Logo em seguida, aos 14 anos, seguiu ao desconhecido. Rumou para o Rio de Janeiro com o desejo de fazer teste em um clube de futebol. Recebeu o apoio dos amigos, dinheiro para o lanche e percorreu a estrada durante três dias. Aprovada no Vasco, decretou: "Daqui eu não saio mais, pra lá eu não volto".
- Aí eu conheci o coordenador, que era o Marcos. Ele era do Rio de Janeiro, mas morava aqui em Alagoas há bastante tempo. Resolveu voltar para o Rio e me fez a proposta de ir pra fazer um teste lá. Na época tinha o Fluminense, tinha o Vasco feminino. Juntamente com o meu primo Roberto e Luis Euclides, um amigo meu, a gente organizou essa viagem e eu falei "caraca, eu vou para o Rio". Eu falei "eu vou, se não der certo eu volto". Os amigos chegaram, alguns amigos ajudaram financeiramente, "olha toma isso aqui para você fazer um lanche no caminho". E a minha mãe não estava acreditando: "Ela não vai não". Ela só foi acreditar quando eu entrei no ônibus. Foram três dias para chegar no Rio e fazer o teste no Vasco. Aí começou tudo. Eu falei: "Daqui eu não saio mais, pra lá eu não volto" - disse ela.
Da viagem de três dias, Marta teve seu esforço recompensado. Começou atuando pela equipe sub-19 do Vasco, mas logo foi promovida ao time principal. De lá, um pulo para a chegada na Seleção e a disputa de torneios importantes como Sul-Americano e Copa do Mundo. Ao seu lado, lendas da modalidade como Sissi, Pretinha e Roseli. Uma nova vida se vislumbrava.

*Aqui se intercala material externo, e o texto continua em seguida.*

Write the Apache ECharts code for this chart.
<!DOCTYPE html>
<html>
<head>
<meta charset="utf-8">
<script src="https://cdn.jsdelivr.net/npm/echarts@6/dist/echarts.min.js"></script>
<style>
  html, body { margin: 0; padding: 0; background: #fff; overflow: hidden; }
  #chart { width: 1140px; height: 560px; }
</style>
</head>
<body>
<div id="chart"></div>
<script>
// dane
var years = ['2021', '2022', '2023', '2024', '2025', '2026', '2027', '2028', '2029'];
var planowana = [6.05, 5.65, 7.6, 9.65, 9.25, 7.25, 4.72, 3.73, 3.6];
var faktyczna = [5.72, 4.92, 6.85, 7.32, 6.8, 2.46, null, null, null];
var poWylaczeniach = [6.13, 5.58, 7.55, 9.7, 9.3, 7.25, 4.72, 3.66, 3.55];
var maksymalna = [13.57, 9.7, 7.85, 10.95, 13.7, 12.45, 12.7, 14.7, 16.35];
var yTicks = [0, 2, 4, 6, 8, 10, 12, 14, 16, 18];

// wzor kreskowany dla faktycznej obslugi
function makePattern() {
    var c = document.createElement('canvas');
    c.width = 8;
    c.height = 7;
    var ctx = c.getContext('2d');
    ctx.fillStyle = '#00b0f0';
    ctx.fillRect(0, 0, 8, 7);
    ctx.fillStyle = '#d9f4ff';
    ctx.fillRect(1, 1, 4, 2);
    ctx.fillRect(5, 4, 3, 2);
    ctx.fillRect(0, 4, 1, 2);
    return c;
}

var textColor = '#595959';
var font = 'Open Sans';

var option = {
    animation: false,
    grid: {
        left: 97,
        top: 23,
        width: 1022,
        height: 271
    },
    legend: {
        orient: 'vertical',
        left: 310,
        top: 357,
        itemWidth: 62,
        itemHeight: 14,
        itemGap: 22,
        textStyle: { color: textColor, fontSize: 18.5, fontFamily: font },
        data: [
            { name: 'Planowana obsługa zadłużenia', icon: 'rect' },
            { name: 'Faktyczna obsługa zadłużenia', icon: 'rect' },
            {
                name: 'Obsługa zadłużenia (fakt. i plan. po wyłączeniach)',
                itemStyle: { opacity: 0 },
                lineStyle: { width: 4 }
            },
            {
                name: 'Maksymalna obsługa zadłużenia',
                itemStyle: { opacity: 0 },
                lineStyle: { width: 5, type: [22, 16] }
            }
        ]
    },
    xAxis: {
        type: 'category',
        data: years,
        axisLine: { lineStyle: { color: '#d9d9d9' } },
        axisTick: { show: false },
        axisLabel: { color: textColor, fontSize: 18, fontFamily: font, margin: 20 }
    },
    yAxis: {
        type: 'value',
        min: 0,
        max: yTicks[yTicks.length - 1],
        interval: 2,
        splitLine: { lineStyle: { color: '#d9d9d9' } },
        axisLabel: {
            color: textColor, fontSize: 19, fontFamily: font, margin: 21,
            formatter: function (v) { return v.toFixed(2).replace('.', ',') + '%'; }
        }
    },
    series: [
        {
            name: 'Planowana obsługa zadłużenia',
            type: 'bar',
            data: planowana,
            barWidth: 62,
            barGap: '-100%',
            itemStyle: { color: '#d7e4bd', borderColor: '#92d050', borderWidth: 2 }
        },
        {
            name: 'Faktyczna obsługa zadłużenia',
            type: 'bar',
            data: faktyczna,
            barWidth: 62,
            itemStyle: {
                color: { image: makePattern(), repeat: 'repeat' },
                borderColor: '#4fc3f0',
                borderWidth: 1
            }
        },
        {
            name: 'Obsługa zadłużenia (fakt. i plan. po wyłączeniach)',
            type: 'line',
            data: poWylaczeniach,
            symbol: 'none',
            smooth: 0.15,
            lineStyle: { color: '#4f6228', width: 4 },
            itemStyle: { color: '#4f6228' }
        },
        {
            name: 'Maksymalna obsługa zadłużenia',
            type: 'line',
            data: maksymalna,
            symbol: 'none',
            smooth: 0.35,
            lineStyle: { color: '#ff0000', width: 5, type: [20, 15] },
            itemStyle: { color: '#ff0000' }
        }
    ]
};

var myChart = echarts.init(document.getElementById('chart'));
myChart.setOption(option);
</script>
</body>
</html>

- De ir para o Rio eu não senti medo algum. Eu falei: "eu vou, eu quero ir, eu quero chegar lá, eu quero mostrar o meu trabalho, mostrar que eu sei fazer isso bem". E ter a oportunidade de jogar numa equipe estruturada, com outras meninas, nÍvel alto. Ter uma oportunidade também de estar mais próxima da seleção. Falei: "essa é minha chance, eu não vou desistir, tenho que seguir em frente", e eu fui. Lembro que eu nem dormia dentro do ônibus porque eu queria ver todas as cidades, onde que a gente estava passando, eu lia as coisas. Lógico, com aquela ansiedade de chegar no Rio de Janeiro, porque só via na televisão. Quando cheguei no Rio, fiquei na janela, lembro que era à noite, passando aquela ponte Rio-Niterói e toda deslumbrada com aquilo tão gigante na minha frente. Aí começou realmente a ficar mais sério porque na época o Vasco tinha uma equipe muito boa e tinha duas equipes. Uma era sub-19 e a principal. Na principal já jogavam Sissi, Pretinha, Roseli, as craques da seleção brasileira. Eu comecei treinando com o sub-19. Em seguida já fui para o time adulto, foi uma coisa muito rápida. Quando eu olhei assim já estava jogando pela seleção com 15 anos e disputando Sul-Americano, Copa do Mundo - disse.
Mesmo recebendo pela sexta vez a taça de melhor do mundo, Marta se emocionou como se fosse a primeira vez. Lembrou do começo, do preconceito enfrentado, do fato do futebol feminino ainda ser visto com menos valor por algumas pessoas. Foi nesse filme todo que ela pensou quando subiu ao palco. Ela ressalta: as conquistas são de todas porque, segundo ela, a modalidade é um trabalho coletivo em busca da visibilidade.
- Eu digo que o futebol feminino é um trabalho coletivo em todos os sentidos porque a gente tem uma dificuldade muito grande para divulgar o produto futebol feminino, então sempre que vem uma conquista eu faço questão de dividir, dividir com todo mundo, dividir com as minhas adversárias, com as minhas companheiras, porque é motivo de muita alegria. Acho que é um trabalho que a gente se propôs a fazer com tanta garra, com tanta determinação e tem que ser dividido por todas, porque não é fácil jogar futebol pra uma mulher.